- Extracted data

>> begin

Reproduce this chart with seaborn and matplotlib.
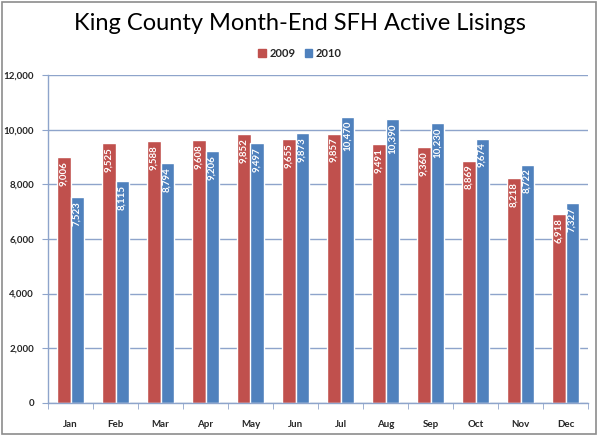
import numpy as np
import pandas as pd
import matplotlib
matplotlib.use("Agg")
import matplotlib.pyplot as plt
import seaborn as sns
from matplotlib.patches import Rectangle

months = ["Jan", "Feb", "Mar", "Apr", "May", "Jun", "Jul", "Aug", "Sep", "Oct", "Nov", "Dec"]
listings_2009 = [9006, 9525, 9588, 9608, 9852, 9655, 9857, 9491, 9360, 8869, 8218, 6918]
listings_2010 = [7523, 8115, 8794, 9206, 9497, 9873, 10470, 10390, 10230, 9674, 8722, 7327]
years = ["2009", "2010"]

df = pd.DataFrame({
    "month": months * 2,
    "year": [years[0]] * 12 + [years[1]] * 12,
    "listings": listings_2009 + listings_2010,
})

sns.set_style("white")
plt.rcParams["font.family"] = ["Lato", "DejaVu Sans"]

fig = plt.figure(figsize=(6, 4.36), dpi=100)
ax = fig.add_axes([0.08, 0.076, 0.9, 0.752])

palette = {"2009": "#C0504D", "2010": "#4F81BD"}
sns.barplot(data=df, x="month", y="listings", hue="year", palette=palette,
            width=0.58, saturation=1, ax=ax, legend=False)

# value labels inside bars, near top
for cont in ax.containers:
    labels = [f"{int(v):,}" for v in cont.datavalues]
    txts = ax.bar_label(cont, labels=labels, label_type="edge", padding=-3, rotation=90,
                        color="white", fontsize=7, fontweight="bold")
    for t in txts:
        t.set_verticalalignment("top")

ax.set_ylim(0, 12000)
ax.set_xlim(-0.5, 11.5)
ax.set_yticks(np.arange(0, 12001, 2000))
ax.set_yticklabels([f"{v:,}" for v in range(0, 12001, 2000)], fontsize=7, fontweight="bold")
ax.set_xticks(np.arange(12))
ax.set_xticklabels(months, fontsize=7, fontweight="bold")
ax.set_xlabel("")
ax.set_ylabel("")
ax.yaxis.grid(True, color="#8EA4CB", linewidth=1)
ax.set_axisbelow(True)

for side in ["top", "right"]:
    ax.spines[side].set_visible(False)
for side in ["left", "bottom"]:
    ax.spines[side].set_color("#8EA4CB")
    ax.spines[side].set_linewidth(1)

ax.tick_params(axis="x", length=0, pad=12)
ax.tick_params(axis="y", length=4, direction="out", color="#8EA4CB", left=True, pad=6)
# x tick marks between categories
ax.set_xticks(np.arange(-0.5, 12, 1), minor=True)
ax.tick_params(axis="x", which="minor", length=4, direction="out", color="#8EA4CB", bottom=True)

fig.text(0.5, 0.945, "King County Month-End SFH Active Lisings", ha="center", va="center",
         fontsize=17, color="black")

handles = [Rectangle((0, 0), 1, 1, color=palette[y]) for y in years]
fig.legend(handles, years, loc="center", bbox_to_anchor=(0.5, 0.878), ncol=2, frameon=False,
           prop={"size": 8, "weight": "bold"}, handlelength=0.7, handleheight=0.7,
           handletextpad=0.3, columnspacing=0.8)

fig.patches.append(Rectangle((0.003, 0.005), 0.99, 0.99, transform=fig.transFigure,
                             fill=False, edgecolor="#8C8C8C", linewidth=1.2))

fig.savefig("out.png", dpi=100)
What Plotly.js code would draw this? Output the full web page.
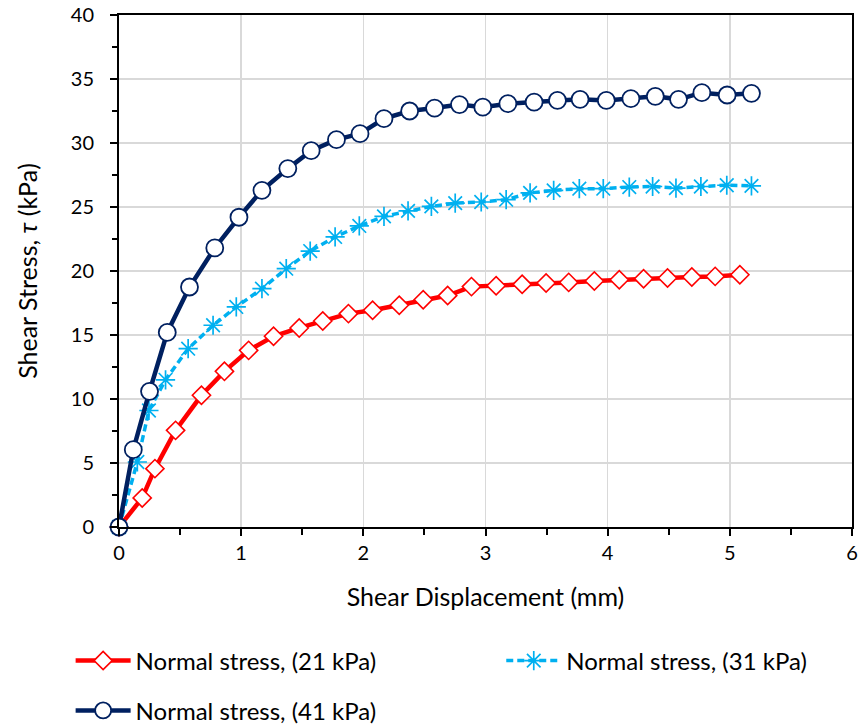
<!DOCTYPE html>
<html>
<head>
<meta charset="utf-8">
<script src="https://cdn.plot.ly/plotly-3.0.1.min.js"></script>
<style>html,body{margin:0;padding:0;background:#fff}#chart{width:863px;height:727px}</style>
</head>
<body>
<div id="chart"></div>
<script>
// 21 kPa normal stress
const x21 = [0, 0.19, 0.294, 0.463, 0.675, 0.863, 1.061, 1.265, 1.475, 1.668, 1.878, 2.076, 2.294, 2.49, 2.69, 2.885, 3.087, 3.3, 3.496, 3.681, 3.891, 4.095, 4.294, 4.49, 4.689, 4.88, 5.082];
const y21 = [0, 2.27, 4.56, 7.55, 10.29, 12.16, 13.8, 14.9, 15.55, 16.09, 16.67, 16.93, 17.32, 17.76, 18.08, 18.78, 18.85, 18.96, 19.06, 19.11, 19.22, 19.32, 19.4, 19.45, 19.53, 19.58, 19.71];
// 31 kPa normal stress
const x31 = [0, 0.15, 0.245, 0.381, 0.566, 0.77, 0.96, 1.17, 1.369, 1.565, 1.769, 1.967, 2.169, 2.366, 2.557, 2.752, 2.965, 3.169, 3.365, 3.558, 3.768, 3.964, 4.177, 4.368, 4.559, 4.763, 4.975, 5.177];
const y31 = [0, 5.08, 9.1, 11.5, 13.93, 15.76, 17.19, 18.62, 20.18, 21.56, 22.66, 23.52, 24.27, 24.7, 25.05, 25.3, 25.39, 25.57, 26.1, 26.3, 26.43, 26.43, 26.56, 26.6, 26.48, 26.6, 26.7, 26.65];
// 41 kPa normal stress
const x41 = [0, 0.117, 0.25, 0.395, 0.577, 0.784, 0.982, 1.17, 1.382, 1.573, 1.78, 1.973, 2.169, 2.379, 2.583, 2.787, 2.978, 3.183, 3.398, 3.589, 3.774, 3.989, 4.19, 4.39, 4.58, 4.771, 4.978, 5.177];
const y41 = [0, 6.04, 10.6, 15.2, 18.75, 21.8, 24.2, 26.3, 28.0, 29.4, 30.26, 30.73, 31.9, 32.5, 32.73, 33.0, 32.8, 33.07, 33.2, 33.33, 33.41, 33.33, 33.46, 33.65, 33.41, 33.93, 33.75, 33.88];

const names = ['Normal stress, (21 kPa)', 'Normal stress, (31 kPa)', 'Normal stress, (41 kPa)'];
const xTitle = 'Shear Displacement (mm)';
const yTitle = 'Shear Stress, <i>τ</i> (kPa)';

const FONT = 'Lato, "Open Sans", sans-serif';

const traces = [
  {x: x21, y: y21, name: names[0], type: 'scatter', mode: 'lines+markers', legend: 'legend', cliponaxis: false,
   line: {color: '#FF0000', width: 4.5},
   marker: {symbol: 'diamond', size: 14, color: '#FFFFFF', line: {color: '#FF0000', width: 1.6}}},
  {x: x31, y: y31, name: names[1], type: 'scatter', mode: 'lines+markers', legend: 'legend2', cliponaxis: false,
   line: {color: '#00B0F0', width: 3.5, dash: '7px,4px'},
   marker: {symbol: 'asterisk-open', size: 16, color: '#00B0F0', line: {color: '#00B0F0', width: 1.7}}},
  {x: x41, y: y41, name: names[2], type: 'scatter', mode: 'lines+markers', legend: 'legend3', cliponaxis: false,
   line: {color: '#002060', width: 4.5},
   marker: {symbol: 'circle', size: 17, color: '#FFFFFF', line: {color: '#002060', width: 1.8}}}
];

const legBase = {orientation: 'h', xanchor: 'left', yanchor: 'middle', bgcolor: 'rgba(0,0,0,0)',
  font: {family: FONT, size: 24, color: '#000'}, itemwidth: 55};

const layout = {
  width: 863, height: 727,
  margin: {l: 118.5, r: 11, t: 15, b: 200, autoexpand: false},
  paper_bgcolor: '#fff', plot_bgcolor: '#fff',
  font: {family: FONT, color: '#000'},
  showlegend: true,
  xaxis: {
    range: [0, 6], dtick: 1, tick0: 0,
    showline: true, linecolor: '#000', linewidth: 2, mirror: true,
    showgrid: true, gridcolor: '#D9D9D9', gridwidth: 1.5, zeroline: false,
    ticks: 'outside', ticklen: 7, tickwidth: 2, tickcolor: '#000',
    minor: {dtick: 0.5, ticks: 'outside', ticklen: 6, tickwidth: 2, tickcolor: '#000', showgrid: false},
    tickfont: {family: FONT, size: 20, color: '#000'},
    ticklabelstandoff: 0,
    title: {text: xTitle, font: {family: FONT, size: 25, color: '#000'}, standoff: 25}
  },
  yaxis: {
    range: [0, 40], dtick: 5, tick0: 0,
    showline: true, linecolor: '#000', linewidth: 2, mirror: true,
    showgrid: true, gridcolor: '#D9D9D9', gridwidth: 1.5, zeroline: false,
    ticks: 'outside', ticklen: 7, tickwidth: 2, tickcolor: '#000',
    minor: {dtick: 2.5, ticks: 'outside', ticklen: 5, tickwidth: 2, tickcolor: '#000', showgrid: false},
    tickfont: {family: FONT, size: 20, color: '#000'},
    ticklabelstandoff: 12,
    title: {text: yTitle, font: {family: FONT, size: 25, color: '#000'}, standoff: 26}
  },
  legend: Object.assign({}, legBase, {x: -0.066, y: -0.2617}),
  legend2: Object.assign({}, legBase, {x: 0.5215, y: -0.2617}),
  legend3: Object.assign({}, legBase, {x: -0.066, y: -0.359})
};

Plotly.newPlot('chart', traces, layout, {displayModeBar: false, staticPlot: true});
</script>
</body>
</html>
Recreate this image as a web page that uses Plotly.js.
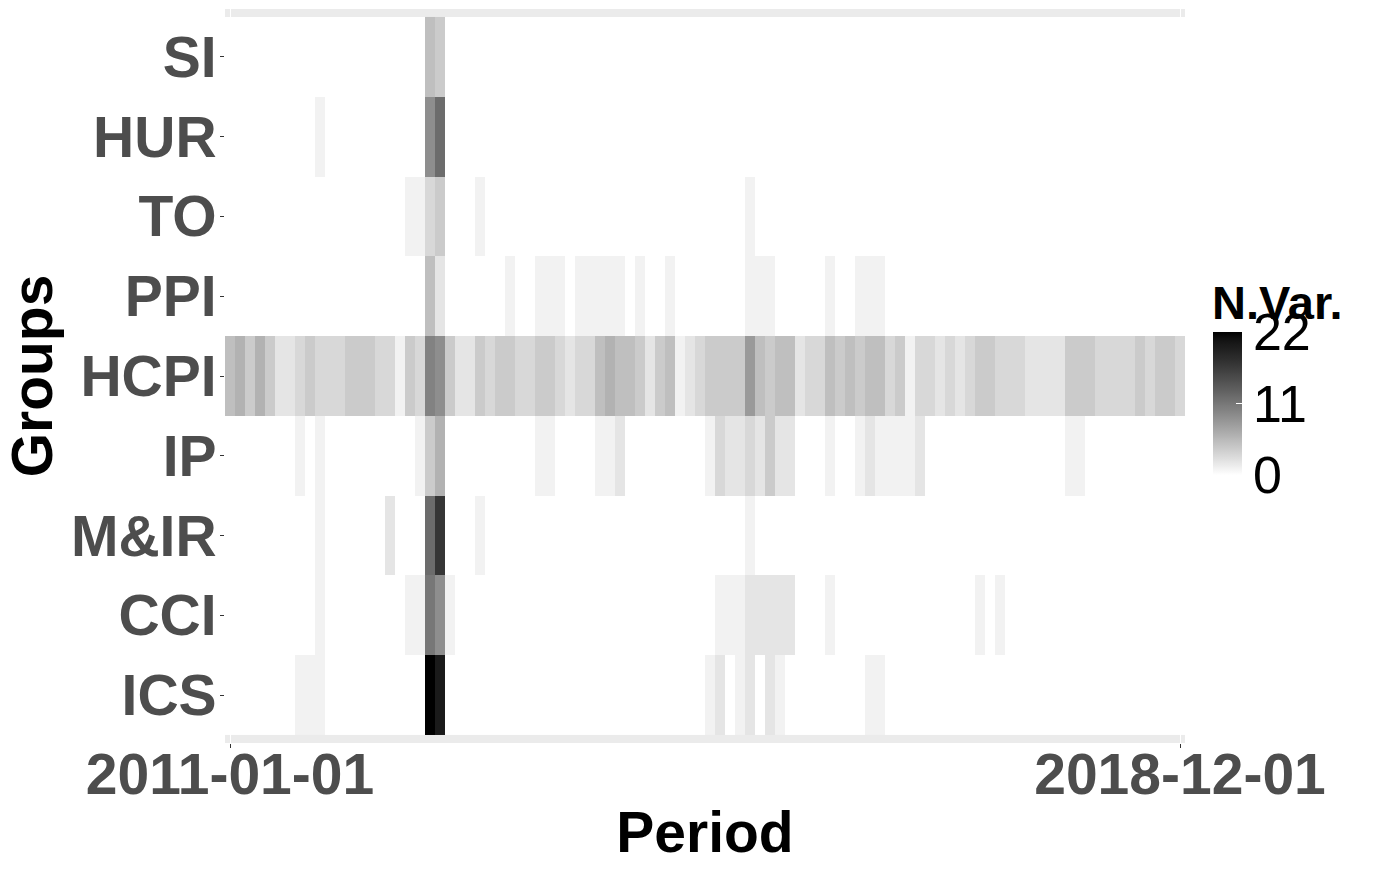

>> end

Report how many lines include the word "chart". Give nothing but the number.

4